Suppose some of the same underlying traits and behaviors contribute to a needs/expertise match and an employee’s versatility and that this trait is one of many we would like to consider in deciding whether to retain the employee. Since it has an impact on both factors its presence effectively gets counted twice (as would its absence).
Unless we are very careful to be sure that each rating category is separate and distinct, a rubric like this introduces distortion into the final score by unintentionally overweighting some factors and underweighting others.

Sequence Matters

When using rubrics like this we sometimes hear that one or another criteria is only used after the others or is used as a screen before the others. This too needs to be done thoughtfully and deliberately. It is not hard to show how different sequences of applying criteria can result in different outcomes.

Zero is Not Nothing

A final problem with scales like these is that even if the distance between the ratings were meaningful, it is not always the case that we have a well defined “zero” rating.  Assigning zero to the lowest rating category is not the same as saying that those assigned to this category have none of whatever is being measured.
The problem that this introduces is that a scale without a well understood zero measurement yields measurements that cannot be multiplied and divided. This means that we cannot think in terms of average ratings as we often do.

Rankings are Just Rankings

The upshot is that ordinal scales are just rankings, just orderings, and without a more well established underlying numerical scale rankings are very hard to compare and combine in a manner that does not obscure more than it illuminates. Decisions based on naive uses of quantification are as likely as not to be wrong and influenced by extraneous and unacknowledged factors or just be the result of random consequences of choices made along the way.

House of Cards

A Facebook post called my attention to a neat little article about why swimming rules only recognize hundredths of seconds even though modern timing technology allows much more precise measurements. The gist is this: swimming rules recognize that construction technology limits the precision with which pools can be built to something like a few centimeters in a 50 meter long pool.  At top speed a swimmer moves about 2 millimeters in a thousandth of a second.  So, if you award places based on differences of thousandths of a second, you can’t know if you are rewarding faster swimming or the luck of swimming in a shorter lane.

This observation points to the more general phenomena of false precision, misplaced concreteness (aka reification, hypostatization), and organizational irrationality rooted in sloppy and abusive quantification.

These are endemic in higher education.

Students graduate with a GPA and it’s taken as a real, meaningful thing.
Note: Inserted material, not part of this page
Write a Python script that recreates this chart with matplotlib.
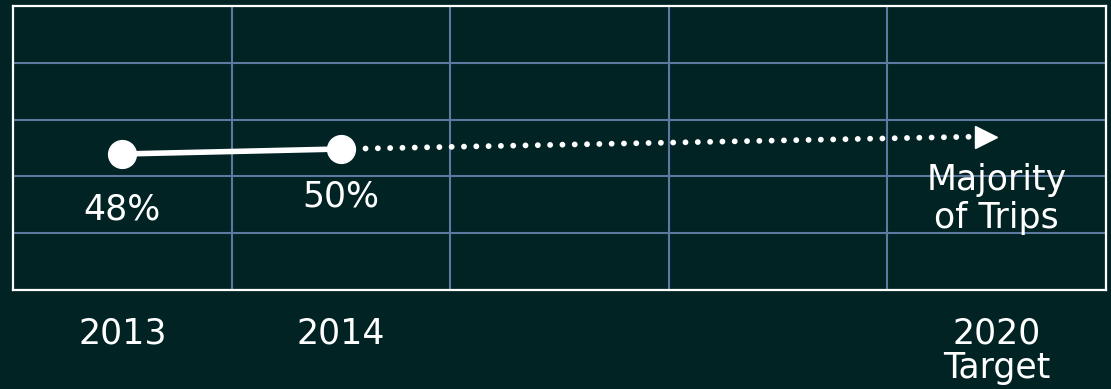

But if you look at what goes into it (exams designed less and more well, subjective letter grades on essays, variable “points off” for rule infractions, quirky weighting of assignments, arbitrary conversions of points to letter grades, curves, etc.), you’d have to allow for error bars the size of a city block.

Instructors fret about average scores on teaching evaluations.

“Data driven” policies are built around the analysis of tiny-N samples that are neither random nor representative.

Courses are fielded or not and faculty lines granted or not based on enrollment numbers with no awareness of the contribution of class scheduling, requirement finagling, course content overlap, perceptions of ease, and the wording of titles.

Budgets are built around seat-of-the-pants estimates and negotiated targets.

One could go on.

The bottom line is that decision makers need to recognize how all of these shaky numbers are aggregated to produce what they think are facts about the institution and its environment.  This suggests two imperatives. First, we should reduce individual cases of crap quantification.  Second, when we bring “facts” together (e.g., enrollment estimates and cost of instruction) we should adopt an “error bar” sensibility – in it’s simplest form, treat any number as being “likely between X and Y” – so that each next step is attended by an appropriate amount of uncertainty rather than an inappropriate amount of fantasized certainty.